Now, any lucid person would have been able to see that unless I was capable of developing wings, a time simulator or the calf strength of a triceratops, I was not going to be making it to the other side at the same time as Sonic the Green Man. Nevertheless I blinked the rain out of my eyes, abandoned a runaway onion and attempted to hustle myself to safety.
It was at this point, with five metres till curb touchdown, that a particularly pretentious-looking Elton John clone in a Mercedes proceeded to honk aggressively, advance towards me at a stroke-inducing pace and scream a collection of adjectives too expressive for family-oriented publication.
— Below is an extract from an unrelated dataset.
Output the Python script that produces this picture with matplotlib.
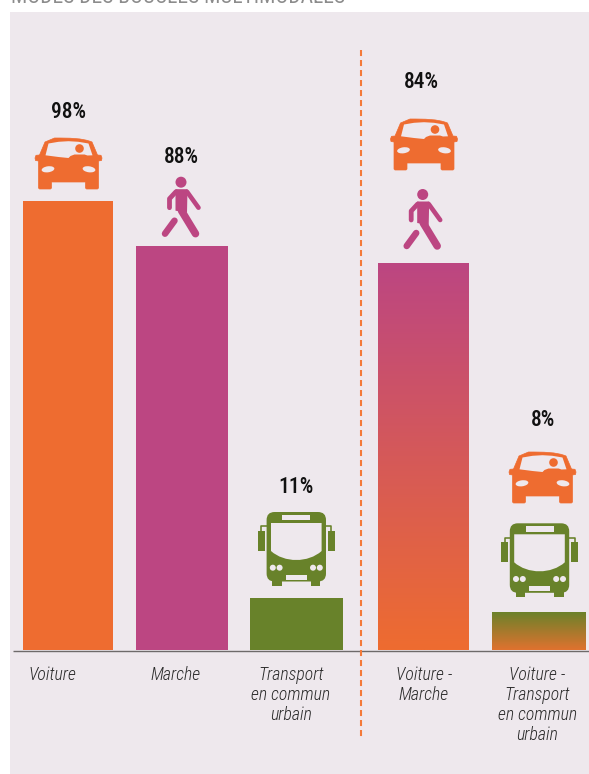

I carried on my way in a rage, muttering under my breath and praying Elton would drive into a cement mixer on the way home. Then I saw something tall and pink in the distance. It was Walter.
Some of you may remember Walter from a column I wrote last year. He is 65, deranged and wears a fluorescent pink raincoat regardless of the weather. He remains one of the only strangers to willingly help me without asking for anything in return. About this time last year, I was returning from holidays broke, hungover and carrying everything I've ever owned in a somewhat overwhelmed suitcase. I was also walking up the street known by locals as "The Concrete Everest".
After several attempts at balancing all my worldly possessions, my urge to vomit and an oncoming hernia, I gave up, collapsed in a pathetic sweaty heap and began to think living on the corner of Wakefield St wouldn't be so bad. Then Walter appeared, offered a hand and redeemed my belief in the existence of saints.
He took my bags, told me his life story in between puffing his way up the hill and shook my hand at the top, telling me he would say hello to his cat for me. I have remembered him ever since.
Walter was not helping anyone when I saw him today, in fact he was doing quite the opposite, standing directly in front of the bus timetable and singing the Albany route to the tune of Twinkle Twinkle Little Star, completely obstructing the view for all the slightly more sound members of the public.
My bitterness disappeared like an irritable vapour cloud. Although I knew Walter couldn't reprimand Elton, improve Auckland's traffic system or even recover my stray onion, it helped to know there was one more Auckland citizen who wouldn't know road rage if it ran off with his raincoat. My doubts about Walter's short term memory meant I didn't say hello, but I did smile at him, wave and hoped to God that he procreated at some point, one more Walter in the world would be a very good thing.